*Required task*: Drop every picture, then transcribe the remaining data exactly.

*Source material*:
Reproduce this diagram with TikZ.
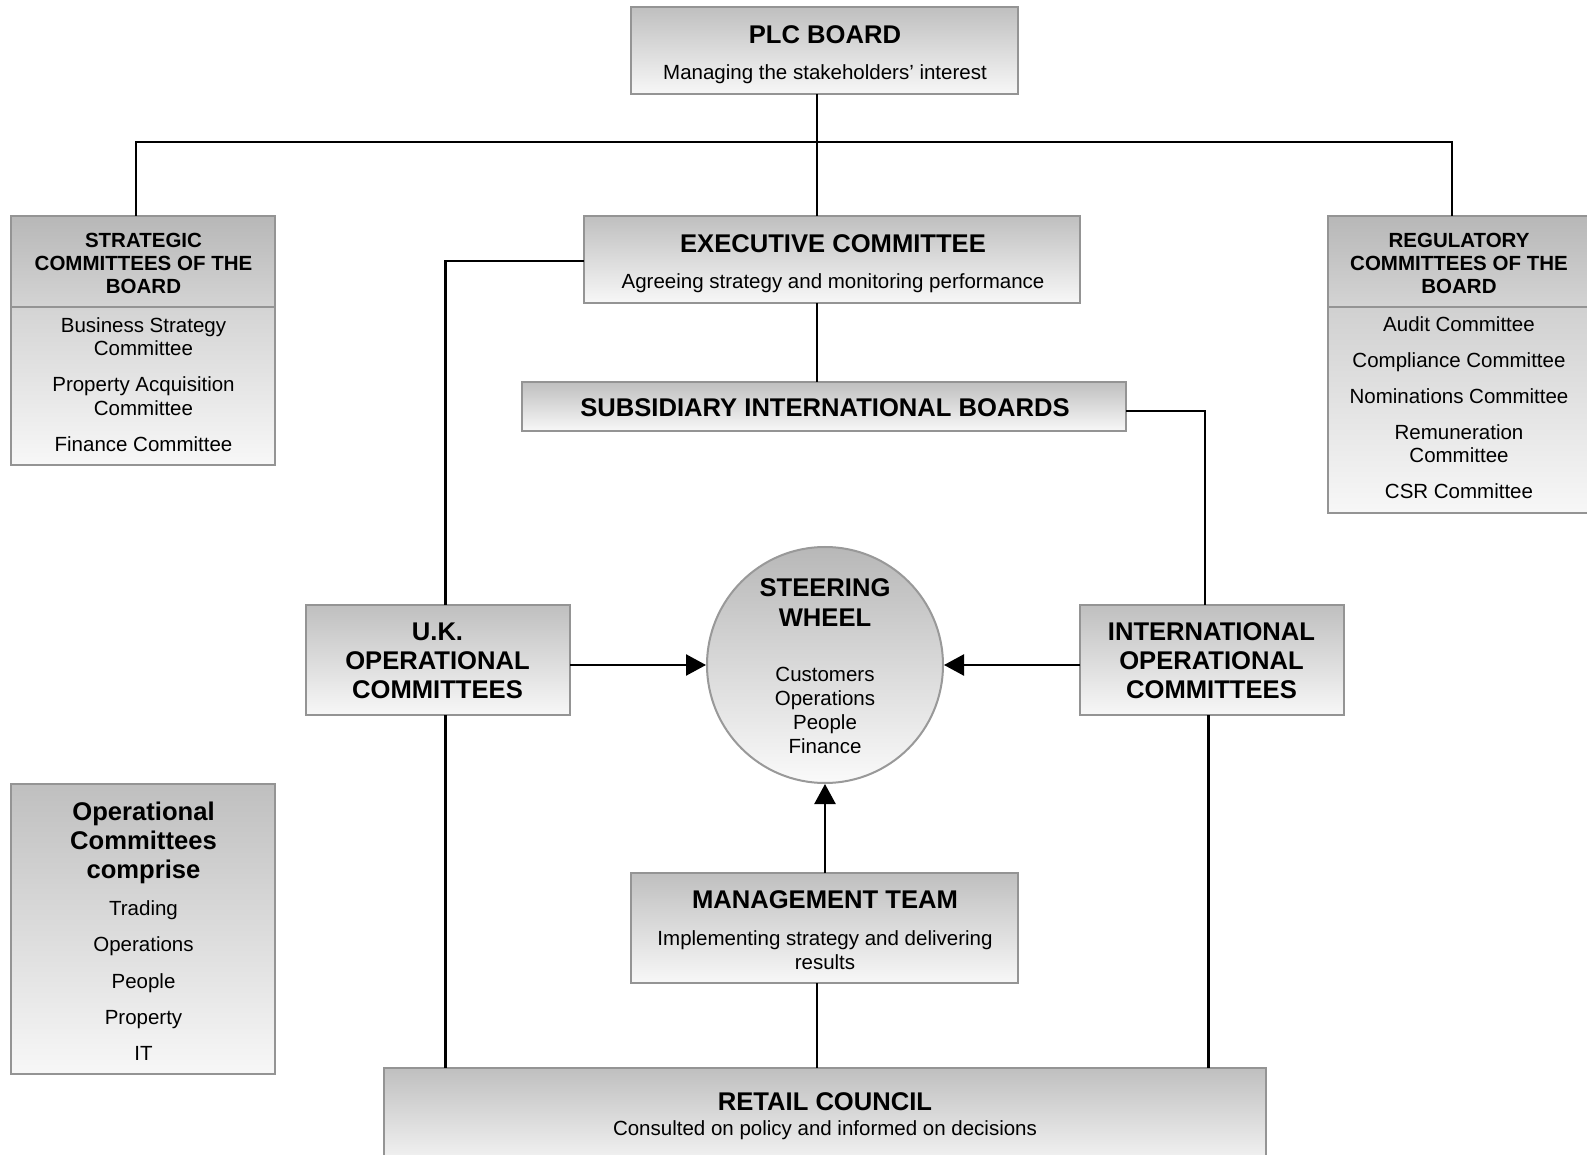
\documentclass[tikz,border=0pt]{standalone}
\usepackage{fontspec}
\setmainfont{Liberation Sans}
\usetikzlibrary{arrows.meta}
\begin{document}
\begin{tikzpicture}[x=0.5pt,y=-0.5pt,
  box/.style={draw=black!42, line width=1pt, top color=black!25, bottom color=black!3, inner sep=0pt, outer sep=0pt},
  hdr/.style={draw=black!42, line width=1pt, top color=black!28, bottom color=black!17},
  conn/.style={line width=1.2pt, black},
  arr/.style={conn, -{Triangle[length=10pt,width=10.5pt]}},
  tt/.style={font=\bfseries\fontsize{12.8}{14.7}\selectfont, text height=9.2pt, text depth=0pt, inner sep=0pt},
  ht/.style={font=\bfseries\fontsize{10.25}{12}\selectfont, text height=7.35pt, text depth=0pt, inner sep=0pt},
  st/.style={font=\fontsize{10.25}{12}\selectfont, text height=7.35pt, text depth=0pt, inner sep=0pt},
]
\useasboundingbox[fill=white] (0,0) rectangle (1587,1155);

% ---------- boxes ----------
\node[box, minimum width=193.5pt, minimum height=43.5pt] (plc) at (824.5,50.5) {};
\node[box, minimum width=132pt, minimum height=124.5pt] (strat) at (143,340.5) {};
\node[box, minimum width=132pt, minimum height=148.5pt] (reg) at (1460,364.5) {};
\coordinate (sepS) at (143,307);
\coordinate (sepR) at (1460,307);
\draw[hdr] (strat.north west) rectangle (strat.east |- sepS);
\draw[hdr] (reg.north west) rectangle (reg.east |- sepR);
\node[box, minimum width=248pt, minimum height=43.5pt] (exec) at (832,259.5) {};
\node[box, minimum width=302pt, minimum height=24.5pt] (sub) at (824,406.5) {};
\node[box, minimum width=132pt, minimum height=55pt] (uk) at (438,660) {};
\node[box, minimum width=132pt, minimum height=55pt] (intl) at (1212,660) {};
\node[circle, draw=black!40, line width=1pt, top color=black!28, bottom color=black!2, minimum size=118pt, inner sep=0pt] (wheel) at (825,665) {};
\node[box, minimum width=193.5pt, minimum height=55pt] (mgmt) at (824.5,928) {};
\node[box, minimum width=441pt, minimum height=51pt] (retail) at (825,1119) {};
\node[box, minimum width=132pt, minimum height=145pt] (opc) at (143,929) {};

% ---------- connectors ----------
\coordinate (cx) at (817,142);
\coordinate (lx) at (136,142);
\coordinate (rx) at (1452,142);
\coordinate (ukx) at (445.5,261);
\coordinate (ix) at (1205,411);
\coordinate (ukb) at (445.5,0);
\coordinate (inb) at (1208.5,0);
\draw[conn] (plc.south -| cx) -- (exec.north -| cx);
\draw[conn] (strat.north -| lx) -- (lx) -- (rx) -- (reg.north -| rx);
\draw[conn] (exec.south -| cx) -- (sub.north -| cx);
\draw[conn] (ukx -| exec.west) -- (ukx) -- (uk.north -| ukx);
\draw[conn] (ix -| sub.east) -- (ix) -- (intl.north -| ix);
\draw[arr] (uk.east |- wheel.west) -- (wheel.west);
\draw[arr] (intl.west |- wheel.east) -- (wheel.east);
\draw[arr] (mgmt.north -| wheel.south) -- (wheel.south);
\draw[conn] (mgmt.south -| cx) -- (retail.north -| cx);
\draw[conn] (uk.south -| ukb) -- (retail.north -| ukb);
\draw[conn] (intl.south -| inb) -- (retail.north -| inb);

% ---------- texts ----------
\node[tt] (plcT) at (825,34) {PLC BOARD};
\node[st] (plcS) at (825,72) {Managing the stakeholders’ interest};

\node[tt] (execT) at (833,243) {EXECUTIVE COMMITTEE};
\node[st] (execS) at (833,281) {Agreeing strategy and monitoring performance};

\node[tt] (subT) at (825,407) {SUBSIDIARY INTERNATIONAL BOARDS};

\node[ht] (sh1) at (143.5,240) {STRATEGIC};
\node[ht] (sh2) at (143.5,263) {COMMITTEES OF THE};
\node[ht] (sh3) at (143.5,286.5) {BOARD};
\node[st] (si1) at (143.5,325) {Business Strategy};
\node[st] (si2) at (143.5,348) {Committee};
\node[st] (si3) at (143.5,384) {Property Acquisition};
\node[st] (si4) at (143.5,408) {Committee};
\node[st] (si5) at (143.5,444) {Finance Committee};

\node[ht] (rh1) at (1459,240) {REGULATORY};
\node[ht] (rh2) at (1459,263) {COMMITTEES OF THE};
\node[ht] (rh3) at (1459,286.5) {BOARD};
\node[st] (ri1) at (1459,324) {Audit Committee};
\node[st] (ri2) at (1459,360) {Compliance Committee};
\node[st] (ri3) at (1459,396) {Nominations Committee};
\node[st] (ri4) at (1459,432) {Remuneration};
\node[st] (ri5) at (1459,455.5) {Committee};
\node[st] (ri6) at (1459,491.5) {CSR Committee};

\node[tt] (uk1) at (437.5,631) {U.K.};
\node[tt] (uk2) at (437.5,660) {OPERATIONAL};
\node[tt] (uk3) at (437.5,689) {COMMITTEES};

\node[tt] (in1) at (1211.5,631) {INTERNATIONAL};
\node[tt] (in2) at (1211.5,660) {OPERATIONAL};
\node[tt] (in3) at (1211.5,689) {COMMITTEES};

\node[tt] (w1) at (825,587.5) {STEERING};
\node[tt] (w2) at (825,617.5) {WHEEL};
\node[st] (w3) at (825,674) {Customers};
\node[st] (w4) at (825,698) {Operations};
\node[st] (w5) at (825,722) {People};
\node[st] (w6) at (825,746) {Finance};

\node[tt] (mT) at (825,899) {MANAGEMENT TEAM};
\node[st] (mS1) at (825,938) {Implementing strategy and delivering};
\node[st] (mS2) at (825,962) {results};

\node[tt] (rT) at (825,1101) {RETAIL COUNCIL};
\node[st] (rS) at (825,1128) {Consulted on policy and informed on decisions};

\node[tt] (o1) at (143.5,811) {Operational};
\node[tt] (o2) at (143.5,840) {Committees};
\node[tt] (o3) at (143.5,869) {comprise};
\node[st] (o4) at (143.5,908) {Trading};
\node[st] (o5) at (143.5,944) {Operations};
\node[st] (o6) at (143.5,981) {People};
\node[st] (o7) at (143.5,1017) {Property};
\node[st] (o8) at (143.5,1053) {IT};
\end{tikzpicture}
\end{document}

*In response*:
Reproduce this diagram with TikZ.
\documentclass[tikz,border=0pt]{standalone}
\usepackage{fontspec}
\setmainfont{Liberation Sans}
\usetikzlibrary{arrows.meta}
\begin{document}
\begin{tikzpicture}[x=0.5pt,y=-0.5pt,
  box/.style={draw=black!42, line width=1pt, top color=black!25, bottom color=black!3, inner sep=0pt, outer sep=0pt},
  hdr/.style={draw=black!42, line width=1pt, top color=black!28, bottom color=black!17},
  conn/.style={line width=1.2pt, black},
  arr/.style={conn, -{Triangle[length=10pt,width=10.5pt]}},
  tt/.style={font=\bfseries\fontsize{12.8}{14.7}\selectfont, text height=9.2pt, text depth=0pt, inner sep=0pt},
  ht/.style={font=\bfseries\fontsize{10.25}{12}\selectfont, text height=7.35pt, text depth=0pt, inner sep=0pt},
  st/.style={font=\fontsize{10.25}{12}\selectfont, text height=7.35pt, text depth=0pt, inner sep=0pt},
]
\useasboundingbox[fill=white] (0,0) rectangle (1587,1155);

% ---------- boxes ----------
\node[box, minimum width=193.5pt, minimum height=43.5pt] (plc) at (824.5,50.5) {};
\node[box, minimum width=132pt, minimum height=124.5pt] (strat) at (143,340.5) {};
\node[box, minimum width=132pt, minimum height=148.5pt] (reg) at (1460,364.5) {};
\coordinate (sepS) at (143,307);
\coordinate (sepR) at (1460,307);
\draw[hdr] (strat.north west) rectangle (strat.east |- sepS);
\draw[hdr] (reg.north west) rectangle (reg.east |- sepR);
\node[box, minimum width=248pt, minimum height=43.5pt] (exec) at (832,259.5) {};
\node[box, minimum width=302pt, minimum height=24.5pt] (sub) at (824,406.5) {};
\node[box, minimum width=132pt, minimum height=55pt] (uk) at (438,660) {};
\node[box, minimum width=132pt, minimum height=55pt] (intl) at (1212,660) {};
\node[circle, draw=black!40, line width=1pt, top color=black!28, bottom color=black!2, minimum size=118pt, inner sep=0pt] (wheel) at (825,665) {};
\node[box, minimum width=193.5pt, minimum height=55pt] (mgmt) at (824.5,928) {};
\node[box, minimum width=441pt, minimum height=51pt] (retail) at (825,1119) {};
\node[box, minimum width=132pt, minimum height=145pt] (opc) at (143,929) {};

% ---------- connectors ----------
\coordinate (cx) at (817,142);
\coordinate (lx) at (136,142);
\coordinate (rx) at (1452,142);
\coordinate (ukx) at (445.5,261);
\coordinate (ix) at (1205,411);
\coordinate (ukb) at (445.5,0);
\coordinate (inb) at (1208.5,0);
\draw[conn] (plc.south -| cx) -- (exec.north -| cx);
\draw[conn] (strat.north -| lx) -- (lx) -- (rx) -- (reg.north -| rx);
\draw[conn] (exec.south -| cx) -- (sub.north -| cx);
\draw[conn] (ukx -| exec.west) -- (ukx) -- (uk.north -| ukx);
\draw[conn] (ix -| sub.east) -- (ix) -- (intl.north -| ix);
\draw[arr] (uk.east |- wheel.west) -- (wheel.west);
\draw[arr] (intl.west |- wheel.east) -- (wheel.east);
\draw[arr] (mgmt.north -| wheel.south) -- (wheel.south);
\draw[conn] (mgmt.south -| cx) -- (retail.north -| cx);
\draw[conn] (uk.south -| ukb) -- (retail.north -| ukb);
\draw[conn] (intl.south -| inb) -- (retail.north -| inb);

% ---------- texts ----------
\node[tt] (plcT) at (825,34) {PLC BOARD};
\node[st] (plcS) at (825,72) {Managing the stakeholders’ interest};

\node[tt] (execT) at (833,243) {EXECUTIVE COMMITTEE};
\node[st] (execS) at (833,281) {Agreeing strategy and monitoring performance};

\node[tt] (subT) at (825,407) {SUBSIDIARY INTERNATIONAL BOARDS};

\node[ht] (sh1) at (143.5,240) {STRATEGIC};
\node[ht] (sh2) at (143.5,263) {COMMITTEES OF THE};
\node[ht] (sh3) at (143.5,286.5) {BOARD};
\node[st] (si1) at (143.5,325) {Business Strategy};
\node[st] (si2) at (143.5,348) {Committee};
\node[st] (si3) at (143.5,384) {Property Acquisition};
\node[st] (si4) at (143.5,408) {Committee};
\node[st] (si5) at (143.5,444) {Finance Committee};

\node[ht] (rh1) at (1459,240) {REGULATORY};
\node[ht] (rh2) at (1459,263) {COMMITTEES OF THE};
\node[ht] (rh3) at (1459,286.5) {BOARD};
\node[st] (ri1) at (1459,324) {Audit Committee};
\node[st] (ri2) at (1459,360) {Compliance Committee};
\node[st] (ri3) at (1459,396) {Nominations Committee};
\node[st] (ri4) at (1459,432) {Remuneration};
\node[st] (ri5) at (1459,455.5) {Committee};
\node[st] (ri6) at (1459,491.5) {CSR Committee};

\node[tt] (uk1) at (437.5,631) {U.K.};
\node[tt] (uk2) at (437.5,660) {OPERATIONAL};
\node[tt] (uk3) at (437.5,689) {COMMITTEES};

\node[tt] (in1) at (1211.5,631) {INTERNATIONAL};
\node[tt] (in2) at (1211.5,660) {OPERATIONAL};
\node[tt] (in3) at (1211.5,689) {COMMITTEES};

\node[tt] (w1) at (825,587.5) {STEERING};
\node[tt] (w2) at (825,617.5) {WHEEL};
\node[st] (w3) at (825,674) {Customers};
\node[st] (w4) at (825,698) {Operations};
\node[st] (w5) at (825,722) {People};
\node[st] (w6) at (825,746) {Finance};

\node[tt] (mT) at (825,899) {MANAGEMENT TEAM};
\node[st] (mS1) at (825,938) {Implementing strategy and delivering};
\node[st] (mS2) at (825,962) {results};

\node[tt] (rT) at (825,1101) {RETAIL COUNCIL};
\node[st] (rS) at (825,1128) {Consulted on policy and informed on decisions};

\node[tt] (o1) at (143.5,811) {Operational};
\node[tt] (o2) at (143.5,840) {Committees};
\node[tt] (o3) at (143.5,869) {comprise};
\node[st] (o4) at (143.5,908) {Trading};
\node[st] (o5) at (143.5,944) {Operations};
\node[st] (o6) at (143.5,981) {People};
\node[st] (o7) at (143.5,1017) {Property};
\node[st] (o8) at (143.5,1053) {IT};
\end{tikzpicture}
\end{document}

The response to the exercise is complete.